In the end Vergil's poetry, like that of Lucretius, owed more to Epicureanism than modern critics—too often obsessed by a misapplied odium philosophicum—have been inclined to admit. It is all too easy to compare this philosophy with other systems, past and present, and to prove its science inadequate, its implications unethical, and its attitude towards art banal. But that is not a sound historical method of approach. The student of Vergil should rather remember how great was the need of that age for some practical philosophy capable of lifting the mind out of the stupor in which a hybrid mythology had left it, and how, when Platonic idealism had been wrecked by the skeptics, and Stoicism with its hypothetical premises had repelled many students, Epicurean positivism came as a saving gospel of enlightenment.

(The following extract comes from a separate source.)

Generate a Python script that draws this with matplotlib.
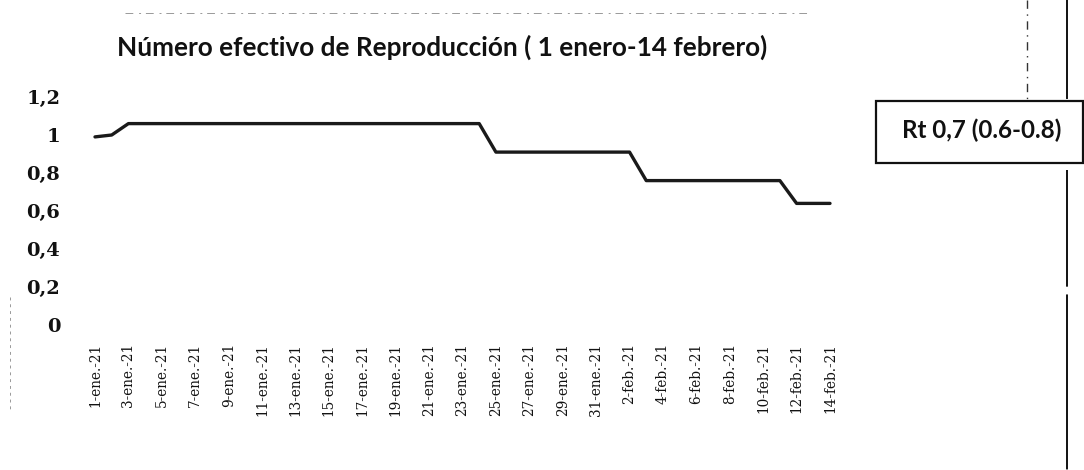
import matplotlib
matplotlib.use("Agg")
import matplotlib.pyplot as plt
from matplotlib.lines import Line2D
from matplotlib.patches import Rectangle

# ---- data ----
ene_days = list(range(1, 32))
feb_days = list(range(1, 15))
dates = [f"{d}-ene.-21" for d in ene_days] + [f"{d}-feb.-21" for d in feb_days]
rt = ([0.99, 1.00]
      + [1.06] * 22
      + [0.91] * 9
      + [0.76] * 9
      + [0.64] * 3)
y_ticks = [0, 0.2, 0.4, 0.6, 0.8, 1.0, 1.2]
y_ticklabels = ["0", "0,2", "0,4", "0,6", "0,8", "1", "1,2"]
title = "Número efectivo de Reproducción ( 1 enero-14 febrero)"
box_text = "Rt 0,7 (0.6-0.8)"

W, H = 1084, 470
fig = plt.figure(figsize=(W / 100, H / 100), dpi=100)
fig.patch.set_facecolor("white")

def fx(px):
    return px / W

def fy(py):
    return 1 - py / H

# axes: index 0 at x=95, index 44 at x=830; y 0 at 325, 1.2 at 97
unit = (830 - 95) / 44
left_px = 95 - unit
right_px = 830 + unit
ax = fig.add_axes([fx(left_px), fy(325), fx(right_px - left_px), (325 - 97) / H])
x = list(range(len(dates)))
ax.plot(x, rt, color="#1a1a1a", lw=2.4, solid_capstyle="round", solid_joinstyle="round")
ax.set_xlim(-1, len(dates))
ax.set_ylim(0, 1.2)
for s in ax.spines.values():
    s.set_visible(False)
ax.set_yticks(y_ticks)
ax.set_yticklabels(y_ticklabels, fontfamily="DejaVu Serif", fontweight="bold",
                   fontsize=14, color="#111111")
ax.set_xticks(x[::2])
ax.set_xticklabels(dates[::2], rotation=90, fontfamily="DejaVu Serif",
                   fontsize=9.8, color="#111111")
ax.tick_params(axis="y", length=0, pad=13)
ax.tick_params(axis="x", length=0, pad=13)

# title fitted to its width in the reference
renderer = fig.canvas.get_renderer()
t = fig.text(fx(442), fy(47), title, ha="center", va="center",
             fontfamily="Lato", fontweight="bold", fontsize=16, color="#111111")
wpx = t.get_window_extent(renderer).width
t.set_fontsize(16 * 651 / wpx)

# annotation box
fig.patches.append(Rectangle((fx(876), fy(163)), fx(1083 - 876), (163 - 101) / H,
                             transform=fig.transFigure, fill=False,
                             edgecolor="#111111", lw=1.6))
bt = fig.text(fx(982), fy(130), box_text, ha="center", va="center",
              fontfamily="Lato", fontweight="bold", fontsize=14, color="#111111")
bw = bt.get_window_extent(renderer).width
bt.set_fontsize(14 * 161 / bw)

# scan artefacts: vertical rules and faint dotted line at the top
fig.lines.append(Line2D([fx(1067), fx(1067)], [fy(0), fy(98)], transform=fig.transFigure,
                        color="#111111", lw=1.4))
fig.lines.append(Line2D([fx(1067), fx(1067)], [fy(170), fy(470)], transform=fig.transFigure,
                        color="#111111", lw=1.4, linestyle=(0, (60, 4, 90, 6, 40, 3))))
fig.lines.append(Line2D([fx(1027), fx(1027)], [fy(0), fy(100)], transform=fig.transFigure,
                        color="#333333", lw=1.0, linestyle=(0, (6, 4, 1, 4))))
fig.lines.append(Line2D([fx(125), fx(810)], [fy(13), fy(13)], transform=fig.transFigure,
                        color="#999999", lw=0.7, linestyle=(0, (8, 6, 2, 5))))
fig.lines.append(Line2D([fx(10), fx(10)], [fy(297), fy(410)], transform=fig.transFigure,
                        color="#999999", lw=0.7, linestyle=(0, (3, 4))))

fig.savefig("out.png", dpi=100, facecolor="white")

The system, despite its inadequate first answers, employed a scientific method that gave the Romans faith in many of its results, just at a time when orthodox mythology had yielded before the first critical inspection. As a preliminary system of illumination it proved invaluable. Untrained in metaphysical processes of thought, ignorant of the tools of exact science, the Romans had as yet been granted no answers to their growing curiosity about nature except those offered by a hopelessly naïve faith. Stoicism had first been brought over by Greek teachers as a possible guide, but the Roman, now trained by his extraordinary career in world politics to think in terms of experience, could have but little patience with a metaphysical system that constantly took refuge in a faith in aprioristic logic which had already been successfully challenged by two centuries of skeptics. The Epicurean at least kept his feet on the ground, appealed to the practical man's faith in his own senses, and plausibly propped his hypotheses with analogous illustrations, oftentimes approaching very close to the cogent methods of a new inductive logic. He rested his case at least on the processes of argumentation that the Roman daily applied in the law-courts and the Senate, and not upon flights of metaphysical reasoning. He came with a gospel of illumination to a race eager for light, opening vistas into an infinity of worlds marvelously created by processes that the average man beheld in his daily walks.
It was this capacity of the Epicurean philosophy to free the imagination, to lift man out of a trivial mythology into a world of infinite visions, and to satisfy man's curiosity regarding the universe with tangible answers[1] that especially attracted Romans of Vergil's day to the new philosophy. Their experience was not unlike that of numberless men of the last generation who first escaped from a puerile cosmology by way of popularized versions of Darwinism which the experts condemned as unscientific.
[Footnote 1: It is not quite accurate to say that the Romans made a dogma
of Epicurus' ipse dixit which destroyed scientific open-mindedness.
Vergil uses Posidonius and Zeno as freely as the Stoic Seneca does
Epicurus.]
Furthermore, Epicureanism provided a view of nature which was apt in the minds of an imaginative poet to lead toward romanticism. Stoicism indeed pretended to be pantheistic, and Wordsworth has demonstrated the value to romanticism of that attitude. But to the clear of vision Stoicism immediately took from nature with one hand what it had given with the other. Invariably, its rule of "follow nature" had to be defined in terms that proved its distrust of what the world called nature. As a matter of fact the Stoic had only scorn for naturalism. Physical man was to him a creature to be chained. Trust not the "scelerata pulpa; peccat et haec, peccat!" cries Persius in terror.
The earlier naïve animism of Greece and Rome had contained more of aesthetic value, for it was the very spring from which had flowed all the wealth of ancient myths. But the nymphs of that stream were dead, slain by philosophical questioning. The new poetic myth-making that still showed the influence of an old habit of mind was apt to be rather self-conscious and diffident, ending in something resembling the pathetic fallacy.